>> begin Entries
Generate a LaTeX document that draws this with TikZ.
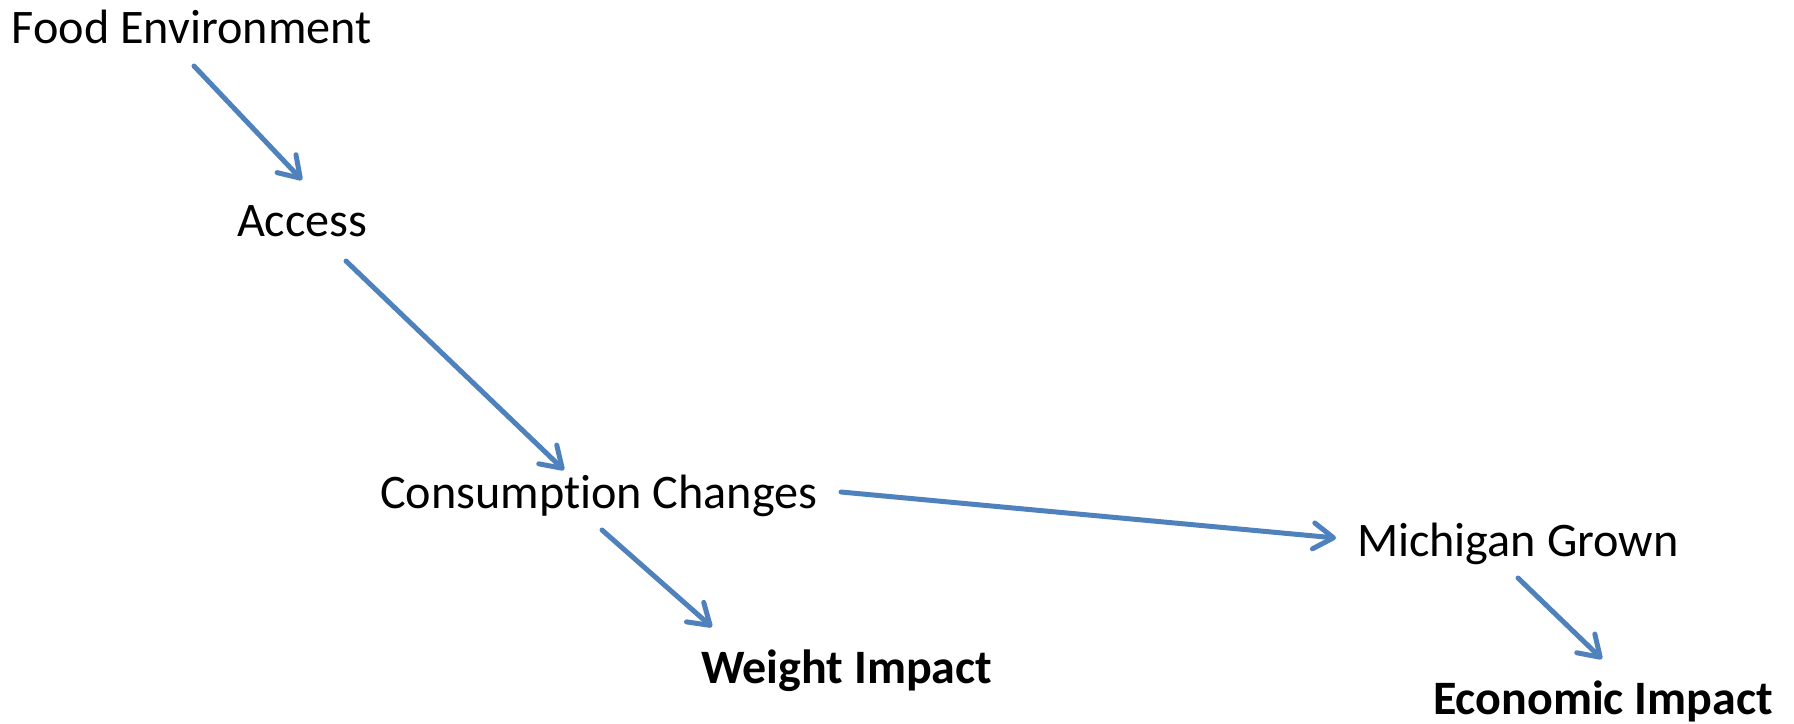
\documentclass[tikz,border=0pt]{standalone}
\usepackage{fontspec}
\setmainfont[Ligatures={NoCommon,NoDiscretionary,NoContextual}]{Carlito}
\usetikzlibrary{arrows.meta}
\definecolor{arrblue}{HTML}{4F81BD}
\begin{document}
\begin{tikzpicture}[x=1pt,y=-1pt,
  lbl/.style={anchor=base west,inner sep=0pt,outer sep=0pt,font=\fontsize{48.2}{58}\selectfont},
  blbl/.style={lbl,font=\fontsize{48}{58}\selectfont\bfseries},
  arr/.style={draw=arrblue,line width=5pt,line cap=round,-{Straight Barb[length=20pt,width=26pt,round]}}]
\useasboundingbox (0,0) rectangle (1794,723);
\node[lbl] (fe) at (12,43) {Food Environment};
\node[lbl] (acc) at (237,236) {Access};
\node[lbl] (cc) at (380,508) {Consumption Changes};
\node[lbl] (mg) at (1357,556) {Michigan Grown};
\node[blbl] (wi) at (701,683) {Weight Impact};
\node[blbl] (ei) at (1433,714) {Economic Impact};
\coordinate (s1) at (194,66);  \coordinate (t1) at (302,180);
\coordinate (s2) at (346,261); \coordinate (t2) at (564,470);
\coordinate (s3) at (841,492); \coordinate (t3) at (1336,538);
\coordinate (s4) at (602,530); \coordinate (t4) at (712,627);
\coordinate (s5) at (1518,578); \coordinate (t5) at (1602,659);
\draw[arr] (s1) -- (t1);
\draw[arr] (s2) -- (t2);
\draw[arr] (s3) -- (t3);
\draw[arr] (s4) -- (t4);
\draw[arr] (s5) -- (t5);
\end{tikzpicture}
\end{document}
>> end Entries
>> begin Entries
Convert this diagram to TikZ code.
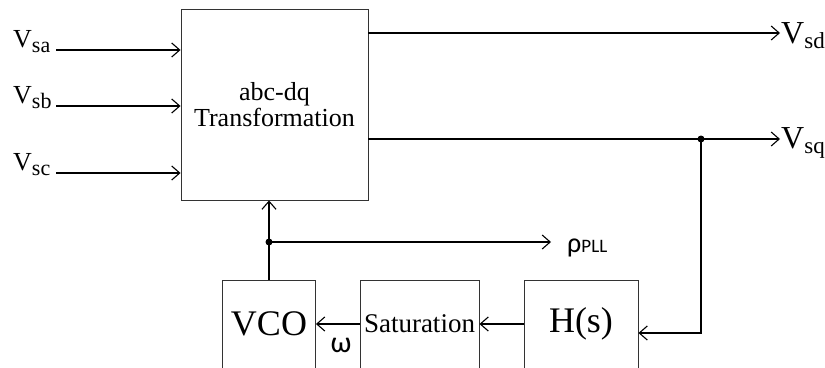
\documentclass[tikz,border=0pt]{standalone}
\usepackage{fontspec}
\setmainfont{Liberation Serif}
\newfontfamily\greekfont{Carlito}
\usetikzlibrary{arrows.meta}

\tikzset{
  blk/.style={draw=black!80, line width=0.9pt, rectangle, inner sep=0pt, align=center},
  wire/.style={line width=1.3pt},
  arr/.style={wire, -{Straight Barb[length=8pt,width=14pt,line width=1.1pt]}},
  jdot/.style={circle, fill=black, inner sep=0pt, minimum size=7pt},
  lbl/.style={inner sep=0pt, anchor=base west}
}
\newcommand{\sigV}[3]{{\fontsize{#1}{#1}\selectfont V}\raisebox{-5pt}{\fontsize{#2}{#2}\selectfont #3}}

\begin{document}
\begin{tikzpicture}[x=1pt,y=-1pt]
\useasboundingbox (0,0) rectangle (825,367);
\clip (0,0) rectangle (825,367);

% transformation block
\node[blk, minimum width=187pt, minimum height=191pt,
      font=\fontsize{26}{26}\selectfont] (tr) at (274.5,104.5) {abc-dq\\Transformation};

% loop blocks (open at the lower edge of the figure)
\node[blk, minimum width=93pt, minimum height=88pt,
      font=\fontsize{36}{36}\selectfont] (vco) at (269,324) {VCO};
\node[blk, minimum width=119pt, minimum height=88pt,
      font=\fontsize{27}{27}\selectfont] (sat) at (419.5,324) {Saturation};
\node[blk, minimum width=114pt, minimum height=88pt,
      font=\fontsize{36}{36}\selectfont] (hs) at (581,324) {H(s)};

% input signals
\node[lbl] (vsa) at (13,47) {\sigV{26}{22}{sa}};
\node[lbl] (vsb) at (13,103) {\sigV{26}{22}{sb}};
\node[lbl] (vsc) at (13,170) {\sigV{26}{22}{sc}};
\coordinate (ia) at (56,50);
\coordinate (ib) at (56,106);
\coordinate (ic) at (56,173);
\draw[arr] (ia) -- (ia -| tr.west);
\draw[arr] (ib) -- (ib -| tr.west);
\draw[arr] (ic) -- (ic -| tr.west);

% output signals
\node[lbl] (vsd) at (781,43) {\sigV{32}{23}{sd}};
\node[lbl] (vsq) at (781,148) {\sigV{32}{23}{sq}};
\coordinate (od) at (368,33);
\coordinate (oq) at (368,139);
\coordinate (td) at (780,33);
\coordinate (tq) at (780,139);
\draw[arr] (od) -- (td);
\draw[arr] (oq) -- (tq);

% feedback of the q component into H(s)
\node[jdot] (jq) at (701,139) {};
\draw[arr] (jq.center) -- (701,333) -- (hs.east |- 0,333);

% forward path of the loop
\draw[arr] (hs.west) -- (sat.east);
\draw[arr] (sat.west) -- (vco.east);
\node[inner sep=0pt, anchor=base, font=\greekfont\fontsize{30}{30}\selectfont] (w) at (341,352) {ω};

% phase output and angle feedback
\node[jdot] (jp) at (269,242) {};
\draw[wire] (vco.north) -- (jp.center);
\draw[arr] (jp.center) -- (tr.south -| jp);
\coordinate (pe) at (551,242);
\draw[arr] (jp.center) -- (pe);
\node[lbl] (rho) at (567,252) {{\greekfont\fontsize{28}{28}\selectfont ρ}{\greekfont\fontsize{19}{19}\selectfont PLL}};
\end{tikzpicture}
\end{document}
>> end Entries
>> begin Entries
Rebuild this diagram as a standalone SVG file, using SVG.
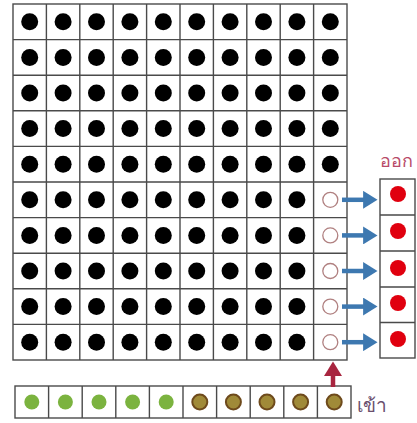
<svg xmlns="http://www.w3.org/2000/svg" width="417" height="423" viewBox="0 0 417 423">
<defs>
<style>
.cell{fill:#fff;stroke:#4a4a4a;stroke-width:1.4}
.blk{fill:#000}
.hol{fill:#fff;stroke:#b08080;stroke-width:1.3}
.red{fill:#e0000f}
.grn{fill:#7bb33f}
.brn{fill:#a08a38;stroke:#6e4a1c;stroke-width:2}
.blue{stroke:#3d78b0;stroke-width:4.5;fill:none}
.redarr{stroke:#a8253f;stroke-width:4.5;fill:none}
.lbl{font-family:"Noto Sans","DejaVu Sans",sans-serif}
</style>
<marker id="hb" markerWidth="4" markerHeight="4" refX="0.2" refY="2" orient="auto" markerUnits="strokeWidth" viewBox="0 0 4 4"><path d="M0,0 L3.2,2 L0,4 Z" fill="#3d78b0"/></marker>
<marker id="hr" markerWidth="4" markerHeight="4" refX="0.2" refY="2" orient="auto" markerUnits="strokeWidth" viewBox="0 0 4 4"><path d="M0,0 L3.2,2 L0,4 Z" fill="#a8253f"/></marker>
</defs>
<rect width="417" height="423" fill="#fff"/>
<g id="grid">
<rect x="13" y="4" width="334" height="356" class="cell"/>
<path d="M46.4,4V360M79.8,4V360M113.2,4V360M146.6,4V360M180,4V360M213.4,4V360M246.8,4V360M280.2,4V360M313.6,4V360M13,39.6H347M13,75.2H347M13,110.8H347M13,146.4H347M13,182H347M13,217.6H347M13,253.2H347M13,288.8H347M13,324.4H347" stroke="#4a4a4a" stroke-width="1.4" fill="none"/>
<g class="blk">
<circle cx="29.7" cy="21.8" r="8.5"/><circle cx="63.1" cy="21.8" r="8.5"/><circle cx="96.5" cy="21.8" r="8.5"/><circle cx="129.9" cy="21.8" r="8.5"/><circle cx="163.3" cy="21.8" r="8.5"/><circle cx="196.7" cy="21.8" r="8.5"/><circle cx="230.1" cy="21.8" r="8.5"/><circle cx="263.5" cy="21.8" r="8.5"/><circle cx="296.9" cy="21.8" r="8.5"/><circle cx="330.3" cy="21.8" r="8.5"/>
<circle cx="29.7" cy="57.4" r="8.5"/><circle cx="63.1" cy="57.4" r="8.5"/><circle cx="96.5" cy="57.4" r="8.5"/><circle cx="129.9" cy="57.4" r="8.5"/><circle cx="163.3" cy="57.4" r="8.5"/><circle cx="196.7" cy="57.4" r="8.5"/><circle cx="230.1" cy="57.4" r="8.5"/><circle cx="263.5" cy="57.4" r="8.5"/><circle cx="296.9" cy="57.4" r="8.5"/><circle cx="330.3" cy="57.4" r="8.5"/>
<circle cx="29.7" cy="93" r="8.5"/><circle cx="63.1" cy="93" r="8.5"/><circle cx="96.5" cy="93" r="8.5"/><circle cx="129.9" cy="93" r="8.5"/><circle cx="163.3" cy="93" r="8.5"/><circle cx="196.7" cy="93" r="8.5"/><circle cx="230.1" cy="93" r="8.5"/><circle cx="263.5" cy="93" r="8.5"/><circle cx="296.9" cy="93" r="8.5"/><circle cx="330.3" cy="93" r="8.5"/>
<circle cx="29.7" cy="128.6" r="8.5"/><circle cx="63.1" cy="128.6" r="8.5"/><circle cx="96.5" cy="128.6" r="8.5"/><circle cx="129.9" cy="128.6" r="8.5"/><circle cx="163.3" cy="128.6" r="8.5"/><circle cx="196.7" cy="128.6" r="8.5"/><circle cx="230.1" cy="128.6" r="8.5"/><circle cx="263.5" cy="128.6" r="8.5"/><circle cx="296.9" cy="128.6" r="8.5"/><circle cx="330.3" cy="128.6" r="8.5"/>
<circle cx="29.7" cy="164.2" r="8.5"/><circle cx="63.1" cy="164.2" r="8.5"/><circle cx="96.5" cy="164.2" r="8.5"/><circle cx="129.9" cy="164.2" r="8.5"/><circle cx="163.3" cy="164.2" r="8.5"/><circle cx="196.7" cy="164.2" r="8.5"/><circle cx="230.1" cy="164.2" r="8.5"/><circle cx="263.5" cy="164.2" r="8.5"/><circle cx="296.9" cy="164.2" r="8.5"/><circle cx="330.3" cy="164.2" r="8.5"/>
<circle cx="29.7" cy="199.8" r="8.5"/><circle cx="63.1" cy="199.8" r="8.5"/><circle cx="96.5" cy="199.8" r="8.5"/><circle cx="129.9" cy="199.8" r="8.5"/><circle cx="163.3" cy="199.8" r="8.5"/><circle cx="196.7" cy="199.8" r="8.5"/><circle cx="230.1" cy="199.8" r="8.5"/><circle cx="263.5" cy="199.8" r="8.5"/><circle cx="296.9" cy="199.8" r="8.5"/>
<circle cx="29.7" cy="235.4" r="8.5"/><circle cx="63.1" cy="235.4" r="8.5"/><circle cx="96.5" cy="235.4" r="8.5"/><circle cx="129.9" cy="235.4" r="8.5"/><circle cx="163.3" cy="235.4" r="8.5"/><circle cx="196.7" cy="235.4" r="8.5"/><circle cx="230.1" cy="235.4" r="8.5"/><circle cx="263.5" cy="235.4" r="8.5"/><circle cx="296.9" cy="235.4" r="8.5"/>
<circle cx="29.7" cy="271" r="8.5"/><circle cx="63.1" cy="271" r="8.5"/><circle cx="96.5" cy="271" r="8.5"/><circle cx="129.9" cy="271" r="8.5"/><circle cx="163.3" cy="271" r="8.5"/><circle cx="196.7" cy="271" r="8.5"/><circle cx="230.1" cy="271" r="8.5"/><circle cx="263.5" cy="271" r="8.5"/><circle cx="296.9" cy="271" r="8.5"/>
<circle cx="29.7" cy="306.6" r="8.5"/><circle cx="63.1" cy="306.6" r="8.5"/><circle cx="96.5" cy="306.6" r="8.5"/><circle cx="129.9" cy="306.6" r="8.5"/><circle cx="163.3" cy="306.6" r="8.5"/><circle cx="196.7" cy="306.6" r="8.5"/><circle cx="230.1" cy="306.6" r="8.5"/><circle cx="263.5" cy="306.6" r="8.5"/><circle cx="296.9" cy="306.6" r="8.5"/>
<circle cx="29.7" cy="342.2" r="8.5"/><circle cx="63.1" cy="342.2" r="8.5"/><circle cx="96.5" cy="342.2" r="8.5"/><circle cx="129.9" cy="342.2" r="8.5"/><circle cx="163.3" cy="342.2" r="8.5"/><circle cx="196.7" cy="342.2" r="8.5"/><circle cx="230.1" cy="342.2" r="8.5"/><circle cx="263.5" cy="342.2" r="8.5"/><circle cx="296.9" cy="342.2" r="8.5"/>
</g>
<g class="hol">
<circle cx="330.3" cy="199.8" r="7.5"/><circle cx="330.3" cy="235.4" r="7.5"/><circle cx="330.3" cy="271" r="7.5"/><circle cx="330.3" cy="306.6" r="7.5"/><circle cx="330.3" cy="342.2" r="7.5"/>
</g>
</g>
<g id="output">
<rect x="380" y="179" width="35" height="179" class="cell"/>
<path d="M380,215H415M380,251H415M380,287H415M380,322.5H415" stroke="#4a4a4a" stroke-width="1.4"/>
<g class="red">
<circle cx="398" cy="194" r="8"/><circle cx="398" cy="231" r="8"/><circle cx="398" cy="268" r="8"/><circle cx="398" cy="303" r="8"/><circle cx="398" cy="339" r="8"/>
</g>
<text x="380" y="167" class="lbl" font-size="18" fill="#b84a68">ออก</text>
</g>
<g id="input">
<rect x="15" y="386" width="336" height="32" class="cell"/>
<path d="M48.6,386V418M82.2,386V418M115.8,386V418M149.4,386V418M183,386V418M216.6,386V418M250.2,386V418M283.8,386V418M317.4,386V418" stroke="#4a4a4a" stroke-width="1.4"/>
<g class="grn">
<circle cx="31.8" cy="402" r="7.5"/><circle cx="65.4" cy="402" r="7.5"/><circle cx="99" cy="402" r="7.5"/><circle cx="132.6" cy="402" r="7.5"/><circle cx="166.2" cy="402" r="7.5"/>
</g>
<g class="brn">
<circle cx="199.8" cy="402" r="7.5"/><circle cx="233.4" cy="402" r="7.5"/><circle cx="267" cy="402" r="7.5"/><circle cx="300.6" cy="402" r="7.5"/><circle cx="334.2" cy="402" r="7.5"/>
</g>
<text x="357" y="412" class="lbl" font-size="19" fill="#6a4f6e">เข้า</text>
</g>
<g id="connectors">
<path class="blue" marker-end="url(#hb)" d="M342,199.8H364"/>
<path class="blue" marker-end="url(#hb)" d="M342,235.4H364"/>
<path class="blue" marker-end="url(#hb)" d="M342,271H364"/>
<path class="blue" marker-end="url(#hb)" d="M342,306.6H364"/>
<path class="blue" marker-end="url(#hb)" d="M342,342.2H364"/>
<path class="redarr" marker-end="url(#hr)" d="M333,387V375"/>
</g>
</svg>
>> end Entries
» **Task goal**
From the records above, copy only the lines running from the line containing "Convert this diagram to TikZ code." to the line containing "(tr) at (274.5,104.5)", both ends included. Leave the pictures out.

» **Written answer**
Convert this diagram to TikZ code.
\documentclass[tikz,border=0pt]{standalone}
\usepackage{fontspec}
\setmainfont{Liberation Serif}
\newfontfamily\greekfont{Carlito}
\usetikzlibrary{arrows.meta}

\tikzset{
  blk/.style={draw=black!80, line width=0.9pt, rectangle, inner sep=0pt, align=center},
  wire/.style={line width=1.3pt},
  arr/.style={wire, -{Straight Barb[length=8pt,width=14pt,line width=1.1pt]}},
  jdot/.style={circle, fill=black, inner sep=0pt, minimum size=7pt},
  lbl/.style={inner sep=0pt, anchor=base west}
}
\newcommand{\sigV}[3]{{\fontsize{#1}{#1}\selectfont V}\raisebox{-5pt}{\fontsize{#2}{#2}\selectfont #3}}

\begin{document}
\begin{tikzpicture}[x=1pt,y=-1pt]
\useasboundingbox (0,0) rectangle (825,367);
\clip (0,0) rectangle (825,367);

% transformation block
\node[blk, minimum width=187pt, minimum height=191pt,
      font=\fontsize{26}{26}\selectfont] (tr) at (274.5,104.5) {abc-dq\\Transformation};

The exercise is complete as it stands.